In his action for damages, the plaintiff has joined as a party defendant a surety company on two bonds which the defendant-wife was required to post in connection with the litigation between the parties involving possession of the apartment. Both defendants answered separately, denying material allegations and asserting similar affirmative defenses. These allege, in substance, that the defendant-wife was entitled to remain in the cooperative apartment without any obligation therefor to the plaintiff. In addition thereto, the defendant-wife's answer in this action contains three counterclaims. In the first, she asserts ownership of the furnishings and furniture, with minor exceptions. In the second, she seeks damages for the alleged wrongful retention by the plaintiff-husband during the pendency of this litigation of such furnishings and furniture. In her third counterclaim, the defendant-wife seeks to recover from the plaintiff-husband the sum of $15,000 allegedly expended by her for necessaries following the plaintiff's departure from their marital abode.

In her answer to the separation action, the defendant-wife has set forth two counterclaims for separation. They are not before me for disposition, having heretofore, on motion of the plaintiff, been stricken. The wife's defenses, however, of abandonment and of cruel and inhuman treatment by the husband, also pleaded, remained for considered by way of trial.

In the action for a declaratory judgment, the wife's answer pleads five affirmative defenses. These allege, in substance, (1) that the court should decline jurisdiction of the action because of the pending matrimonial suit; (2) that the plaintiff has an adequate remedy at law; (3) that the defendant is solvent and able to respond to the plaintiff in damages; (4) that the defendant asserts no interest in some of the household articles--which is also pleaded by way of a partial defense; and (5) that the plaintiff-husband has abandoned the defendant-wife.

The complaints, denials and defenses and remaining counterclaims culminated in a vigorously contested trial--which lasted many days--of sharply disputed facts and inferences and which resulted in numerous proposed findings of facts and conclusions of law, all of which have been passed upon by me.

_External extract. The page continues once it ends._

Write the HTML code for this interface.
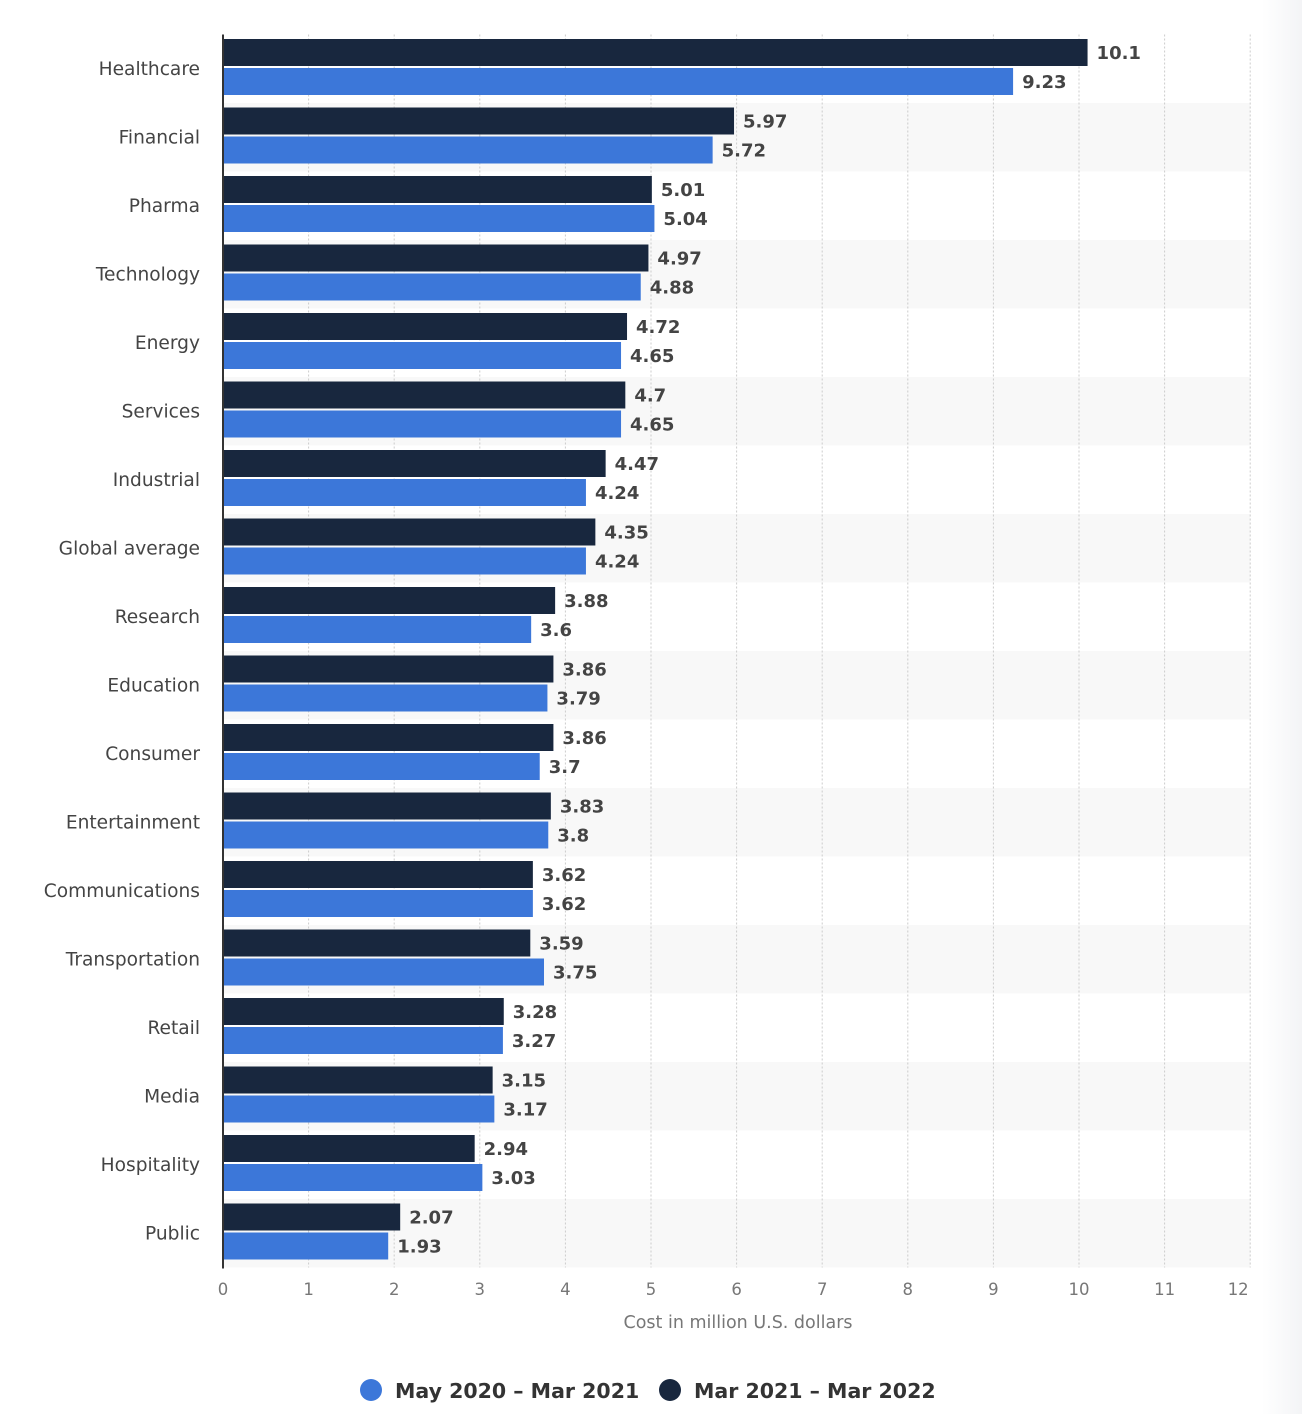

In this opinion, therefore, I have touched only upon several of the highlights in point of fact and of law.

The record establishes that the plaintiff, now some seventy years old and the defendant, approximately sixty-three years of age, were married in the State of Connecticut on July 21, 1954. Each of the parties had enjoyed the pleasures and endured the vicissitudes of prior marriages. The wife was a widow when she married the plaintiff. He had been married twice prior to his present venture, and had been divorced on each occasion. The parties have no issue of the present marriage, but each has adult children with prior spouses. On the economic plane, the husband might properly be called wealthy, the wife has independent means.

For the first four years of their marriage the parties resided in an apartment at 301 East 21st Street, New York City. The building in which this apartment was located is owned by the plaintiff. In the latter part of 1958, he purchased a cooperative apartment at 110 East 57th Street, New York City, and moved into it with the defendant in or about November, 1958. Shortly thereafter, the parties began to suffer marital difficulties.

The plaintiff was not an easy man to live with. His was a dominating personality. Some of his conduct, as proved upon this trial, might certainly be characterized as inconsiderate--indeed, cantankerous--and not in consonance with the tender affection one's wife is entitled to expect from a truly loving husband. On the other hand, an attachment by the husband to his married daughter, to which the wife objected--ostensibly for the benefit of the husband's psychologic and psychiatric well-being, but actually (or, at the least, ambivalently), because of the In any event, husband and wife decided--separately and together--to live apart, and, from then on, each began and continued to jockey for what was deemed, by him and her respectively, as the best legal position. In this contest, the husband had the benefit both of experience and of counsel.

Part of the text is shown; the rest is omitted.